#### [Goal]
In the lines below, output everything from the first line through the line containing "plt.rcParams['font.family'] = ['Liberation" exactly as it is. Pictures are not part of the output.
╭─ Dataset section
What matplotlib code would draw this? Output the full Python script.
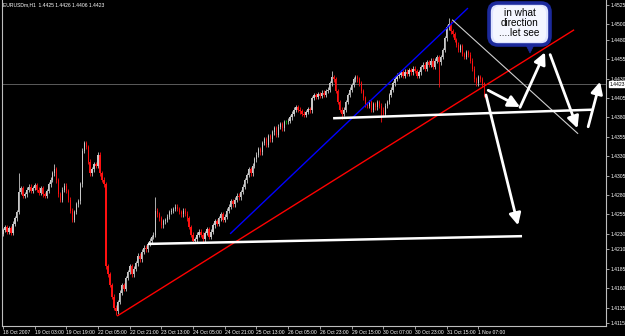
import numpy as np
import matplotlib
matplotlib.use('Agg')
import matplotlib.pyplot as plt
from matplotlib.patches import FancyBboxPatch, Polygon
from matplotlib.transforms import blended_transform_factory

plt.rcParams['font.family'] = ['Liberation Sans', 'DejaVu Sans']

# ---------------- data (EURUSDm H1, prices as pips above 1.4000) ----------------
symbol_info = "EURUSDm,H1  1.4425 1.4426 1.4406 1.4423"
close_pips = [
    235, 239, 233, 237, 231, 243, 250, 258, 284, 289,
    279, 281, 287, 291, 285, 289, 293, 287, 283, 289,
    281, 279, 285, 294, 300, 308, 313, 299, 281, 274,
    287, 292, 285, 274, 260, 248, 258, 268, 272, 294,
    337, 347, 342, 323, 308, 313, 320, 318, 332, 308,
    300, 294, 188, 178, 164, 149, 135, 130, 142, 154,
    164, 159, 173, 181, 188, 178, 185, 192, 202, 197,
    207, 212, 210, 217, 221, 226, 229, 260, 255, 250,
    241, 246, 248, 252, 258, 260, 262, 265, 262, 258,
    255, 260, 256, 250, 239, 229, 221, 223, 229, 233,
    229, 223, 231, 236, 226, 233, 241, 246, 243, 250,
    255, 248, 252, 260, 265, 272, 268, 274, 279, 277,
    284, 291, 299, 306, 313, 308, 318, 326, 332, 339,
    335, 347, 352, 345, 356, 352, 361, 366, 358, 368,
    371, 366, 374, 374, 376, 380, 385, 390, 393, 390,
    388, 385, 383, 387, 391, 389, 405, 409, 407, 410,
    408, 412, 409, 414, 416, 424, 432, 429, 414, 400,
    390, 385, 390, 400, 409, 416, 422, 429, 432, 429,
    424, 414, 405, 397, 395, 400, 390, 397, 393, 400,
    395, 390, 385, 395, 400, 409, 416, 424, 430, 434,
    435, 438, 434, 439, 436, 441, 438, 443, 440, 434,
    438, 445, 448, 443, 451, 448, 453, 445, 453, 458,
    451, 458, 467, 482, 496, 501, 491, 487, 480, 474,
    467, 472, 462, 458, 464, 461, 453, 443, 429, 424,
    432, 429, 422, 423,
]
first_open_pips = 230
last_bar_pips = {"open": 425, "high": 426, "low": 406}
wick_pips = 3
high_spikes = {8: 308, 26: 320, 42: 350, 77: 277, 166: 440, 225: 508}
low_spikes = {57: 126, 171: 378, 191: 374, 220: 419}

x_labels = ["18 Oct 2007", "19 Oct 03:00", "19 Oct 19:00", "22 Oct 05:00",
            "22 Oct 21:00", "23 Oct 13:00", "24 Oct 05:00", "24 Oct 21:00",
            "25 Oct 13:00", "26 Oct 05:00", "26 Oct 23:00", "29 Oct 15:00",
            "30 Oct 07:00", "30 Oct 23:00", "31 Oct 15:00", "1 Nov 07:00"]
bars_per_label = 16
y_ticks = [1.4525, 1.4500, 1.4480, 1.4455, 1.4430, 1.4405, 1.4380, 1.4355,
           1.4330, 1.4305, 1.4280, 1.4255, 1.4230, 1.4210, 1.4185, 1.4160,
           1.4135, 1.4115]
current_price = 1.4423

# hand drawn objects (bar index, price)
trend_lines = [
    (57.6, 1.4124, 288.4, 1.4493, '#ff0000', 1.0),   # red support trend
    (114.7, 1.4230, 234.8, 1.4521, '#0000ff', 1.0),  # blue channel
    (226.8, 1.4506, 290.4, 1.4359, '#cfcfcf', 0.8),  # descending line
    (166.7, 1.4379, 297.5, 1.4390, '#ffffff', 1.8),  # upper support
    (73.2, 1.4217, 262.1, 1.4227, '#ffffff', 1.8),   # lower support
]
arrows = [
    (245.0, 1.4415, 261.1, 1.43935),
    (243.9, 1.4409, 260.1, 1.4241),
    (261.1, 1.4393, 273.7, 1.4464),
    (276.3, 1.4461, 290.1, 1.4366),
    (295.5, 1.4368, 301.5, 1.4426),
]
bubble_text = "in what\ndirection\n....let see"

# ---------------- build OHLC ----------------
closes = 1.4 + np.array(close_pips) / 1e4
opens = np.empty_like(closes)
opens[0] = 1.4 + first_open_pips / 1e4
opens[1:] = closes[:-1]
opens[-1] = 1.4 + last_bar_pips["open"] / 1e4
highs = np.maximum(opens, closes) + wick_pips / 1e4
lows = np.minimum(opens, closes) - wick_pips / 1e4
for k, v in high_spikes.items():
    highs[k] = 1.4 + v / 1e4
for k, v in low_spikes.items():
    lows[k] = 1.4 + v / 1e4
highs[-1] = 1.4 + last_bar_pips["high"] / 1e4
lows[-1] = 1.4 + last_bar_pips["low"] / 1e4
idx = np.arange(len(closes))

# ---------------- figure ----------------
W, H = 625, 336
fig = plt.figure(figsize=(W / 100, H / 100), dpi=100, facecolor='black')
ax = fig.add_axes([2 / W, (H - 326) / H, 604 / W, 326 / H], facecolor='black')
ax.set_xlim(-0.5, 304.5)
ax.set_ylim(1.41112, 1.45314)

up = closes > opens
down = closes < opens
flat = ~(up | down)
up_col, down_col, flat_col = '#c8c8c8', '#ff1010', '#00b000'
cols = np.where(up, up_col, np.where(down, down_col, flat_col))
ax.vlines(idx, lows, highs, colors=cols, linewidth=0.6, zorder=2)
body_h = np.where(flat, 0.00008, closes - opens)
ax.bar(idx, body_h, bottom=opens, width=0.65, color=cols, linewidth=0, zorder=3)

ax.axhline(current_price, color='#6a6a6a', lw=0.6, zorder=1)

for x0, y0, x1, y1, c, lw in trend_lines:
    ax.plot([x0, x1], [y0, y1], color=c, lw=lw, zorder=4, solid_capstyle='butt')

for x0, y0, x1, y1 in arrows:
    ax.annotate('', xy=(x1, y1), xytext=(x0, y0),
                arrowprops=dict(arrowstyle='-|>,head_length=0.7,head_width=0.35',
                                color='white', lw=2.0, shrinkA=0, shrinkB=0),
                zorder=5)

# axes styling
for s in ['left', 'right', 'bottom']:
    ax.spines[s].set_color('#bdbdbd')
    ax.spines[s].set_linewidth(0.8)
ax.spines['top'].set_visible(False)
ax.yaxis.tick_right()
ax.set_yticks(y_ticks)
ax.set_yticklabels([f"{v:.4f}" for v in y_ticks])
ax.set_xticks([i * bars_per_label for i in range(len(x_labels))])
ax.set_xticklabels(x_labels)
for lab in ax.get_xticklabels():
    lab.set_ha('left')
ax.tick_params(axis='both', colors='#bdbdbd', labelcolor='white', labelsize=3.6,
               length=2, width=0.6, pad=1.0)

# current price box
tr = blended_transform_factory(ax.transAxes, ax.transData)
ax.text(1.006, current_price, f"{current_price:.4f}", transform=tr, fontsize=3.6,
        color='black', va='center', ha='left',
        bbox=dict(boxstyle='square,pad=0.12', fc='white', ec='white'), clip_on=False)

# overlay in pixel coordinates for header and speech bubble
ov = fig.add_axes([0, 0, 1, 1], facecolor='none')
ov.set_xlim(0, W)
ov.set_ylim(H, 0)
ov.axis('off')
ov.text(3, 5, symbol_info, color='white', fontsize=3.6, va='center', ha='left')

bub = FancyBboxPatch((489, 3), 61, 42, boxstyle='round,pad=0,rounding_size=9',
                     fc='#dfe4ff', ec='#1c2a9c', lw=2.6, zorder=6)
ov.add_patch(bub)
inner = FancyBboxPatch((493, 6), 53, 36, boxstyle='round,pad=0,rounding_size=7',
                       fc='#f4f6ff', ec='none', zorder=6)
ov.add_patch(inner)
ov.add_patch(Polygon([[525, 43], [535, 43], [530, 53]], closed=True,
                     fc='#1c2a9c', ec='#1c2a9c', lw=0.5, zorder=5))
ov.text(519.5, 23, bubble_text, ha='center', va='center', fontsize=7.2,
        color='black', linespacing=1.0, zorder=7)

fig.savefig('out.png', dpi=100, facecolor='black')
╰─
#### [Response to the task]
What matplotlib code would draw this? Output the full Python script.
import numpy as np
import matplotlib
matplotlib.use('Agg')
import matplotlib.pyplot as plt
from matplotlib.patches import FancyBboxPatch, Polygon
from matplotlib.transforms import blended_transform_factory

plt.rcParams['font.family'] = ['Liberation Sans', 'DejaVu Sans']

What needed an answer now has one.